Vatroslav Ignaz Jagič an Hugo Schuchardt (30-05032)
an Hugo Schuchardt
28. 12. 1892
Deutsch
Schlagwörter: Universität Graz Albanisch Oblak, Vatroslav Graz Wien
Zitiervorschlag: Vatroslav Ignaz Jagič an Hugo Schuchardt (30-05032). Wien, 28. 12. 1892. Hrsg. von Claudia Mayr und Helena Reimann (2022). In: Bernhard Hurch (Hrsg.): Hugo Schuchardt Archiv. Online unter https://gams.uni-graz.at/o:hsa.letter.4785, abgerufen am 15. 09. 2024. Handle: hdl.handle.net/11471/518.10.1.4785.
Wien, 28.12.1892
19/5 Döblinger Hauptstraße 18
Sehr geehrter Herr Collega!
Ich komme zu Ihnen mit einer Bitte. In den nächsten Tagen wird Dr. Oblak in Graz beim Prof. Krek anfragen, ob er ihm an die Hand gehen will, damit sich dieser hoffnungsvolle junge Mann in Graz habilitire. Ich habe keine Ahnung davon, welche Aufnahme dieser Wunsch Oblaks beim Fachprofessor finden wird. Aber mit einiger Aussicht auf Erfolg glaub‘ ich Ihnen den braven jungen Mann empfehlen zu dürfen. Er ist leider von sehr schwacher Gesundheit und schon desswegen ist das rauhe Wiener Klima für ihn sehr gefährlich. Aber auch ein anderer Grund bestimmt mich ihm Graz zu empfehlen. Er |2| hat in Wien schon alles gelernt, was er hier von mir lernen konnte. Da er aber ein eminent grammatisches Talent ist, so würde er gerade bei Ihnen und Collegen GMeyer [sic!] 1noch sehr viel in seiner Richtung weiter lernen können, wenn Sie ihn unter Ihren Schutz nehmen wollten. Ich kann mit ruhiger Zuversicht sagen, daß er eines solchen wirklich würdig ist. Das ist unter allen meinen hiesigen Schülern der beste und der einzige, bei dem es mir gelang jeden nationalen Chauvinismus auszujäten und die Fahne echter Wissenschaftlichkeit hoch zu tragen. Hoffentlich werden Sie und Ihre Collegen einen solchen jungen Mann eher Ihrer Unterstützung für würdig finden, als jeden anderen, der Ihnen die politischen Combinationen später einmal aufdrängen |3| könnte. Ich rechne also auf Ihre Unterstützung, sofern nur der Fachmann keine unüberwindlichen Schwierigkeiten in den Weg legt.

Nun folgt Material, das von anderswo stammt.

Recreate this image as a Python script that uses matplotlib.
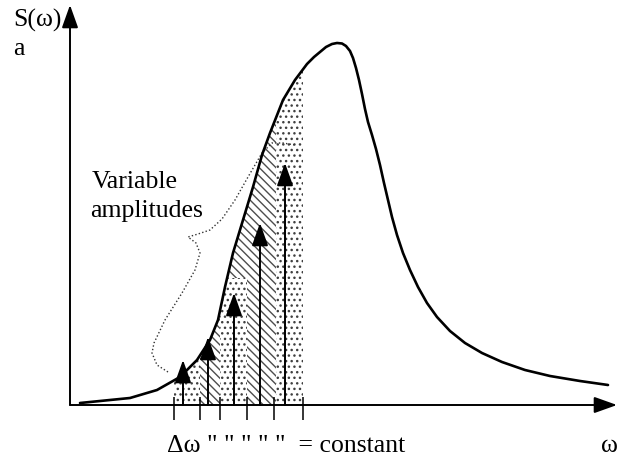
import matplotlib
matplotlib.use('Agg')
import matplotlib.pyplot as plt
from matplotlib.patches import Polygon

plt.rcParams['font.family'] = ['Liberation Serif', 'DejaVu Serif']
plt.rcParams['hatch.linewidth'] = 1.0

# spectrum curve S(omega) (origin at the axes corner)
omega = [10, 30, 60, 87, 110, 127, 140, 148, 155, 163, 173, 183, 192, 200, 213, 225,
         237, 244, 250, 256, 262, 267, 272, 276, 280, 283, 286, 289, 292, 295, 298,
         302, 306, 310, 314, 318, 322, 327, 333, 340, 348, 357, 367, 380, 395, 412,
         432, 455, 480, 510, 538]
S = [2, 4, 7, 15, 28, 45, 65, 85, 118, 152, 185, 218, 250, 272, 305, 325,
     341, 348, 353, 358, 361, 362, 361.5, 359, 354, 347, 337, 325, 311, 296, 283,
     270, 256, 240, 222, 205, 188, 170, 152, 135, 118, 102, 88, 74, 62, 52,
     43, 35, 29, 24, 20]

# sampled components: arrow positions and amplitudes
arrow_w = [113, 138, 164, 190, 215]
arrow_a = [45, 68, 112, 182, 242]

# equally spaced delta-omega tick marks
ticks_w = [104, 130, 150, 177, 204, 233]

# bracket pointing at the label
brace_w = [98, 87, 82, 84, 95, 112, 125, 130, 126, 118, 128, 140, 152, 165, 178, 192, 202, 213, 225]
brace_s = [33, 40, 52, 62, 85, 112, 135, 152, 162, 168, 171, 175, 186, 205, 228, 252, 262, 262, 260]

fig = plt.figure(figsize=(6.17, 4.62), dpi=100)
ax = fig.add_axes([0, 0, 1, 1])
ax.set_xlim(-70, 547)
ax.set_ylim(-57, 405)
ax.axis('off')

# area under the curve used as clip path
under = Polygon(list(zip(omega, S)) + [(omega[-1], 0), (omega[0], 0)], closed=True,
                facecolor='none', edgecolor='none')
ax.add_patch(under)

dots = ax.fill_between([ticks_w[0], ticks_w[-1]], 0, 400, facecolor='white',
                       edgecolor='0.25', linewidth=0, hatch='...')
dots.set_clip_path(under)
for lo, hi, base in [(130, 150, 0), (150, 177, 127), (177, 206, 0)]:
    h = ax.fill_between([lo, hi], base, 400, facecolor='white', edgecolor='0.3',
                        linewidth=0, hatch='\\\\\\\\')
    h.set_clip_path(under)

ax.plot(omega, S, color='black', lw=1.9, solid_capstyle='round',
        solid_joinstyle='round', zorder=5)

# axes with arrows
head = '-|>,head_length=1.4,head_width=0.5'
ax.annotate('', xy=(0, 400), xytext=(0, 0),
            arrowprops=dict(arrowstyle=head, color='black', lw=1.4,
                            mutation_scale=10, shrinkA=0, shrinkB=0))
ax.annotate('', xy=(547, 0), xytext=(0, 0),
            arrowprops=dict(arrowstyle=head, color='black', lw=1.4,
                            mutation_scale=10, shrinkA=0, shrinkB=0))

for w, a in zip(arrow_w, arrow_a):
    ax.annotate('', xy=(w, a), xytext=(w, 0),
                arrowprops=dict(arrowstyle=head, color='black', lw=1.4,
                                mutation_scale=10, shrinkA=0, shrinkB=0), zorder=6)

ax.vlines(ticks_w, -15, 8, color='black', lw=1.1)

ax.plot(brace_w, brace_s, color='0.2', lw=1.0, ls=(0, (1, 1.6)))

fs = 18.5
ax.text(-57, 378, 'S(ω)', fontsize=fs, ha='left', va='baseline')
ax.text(-57, 350, 'a', fontsize=fs, ha='left', va='baseline')
ax.text(22, 217, 'Variable', fontsize=fs, ha='left', va='baseline')
ax.text(20, 188, 'amplitudes', fontsize=fs, ha='left', va='baseline')
ax.text(97, -47, 'Δω " " " " "  = constant', fontsize=fs, ha='left', va='baseline')
ax.text(531, -47, 'ω', fontsize=fs, ha='left', va='baseline')

fig.savefig('out.png', dpi=100)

Ich bitte Sie in ähnlichem Sinne auch beim Prof. GMeyer meinen Clienten zu empfehlen.
Ihr
g. erg.
V. Jagić
1 Gustav Meyer (1850-1900), Linguist, Indogermanist, Professor an der Lehrkanzlei für Sanskrit und vergleichende Sprachwissenschaft an der Universität Graz; besondere Bedeutung in der Erforschung des Albanischen.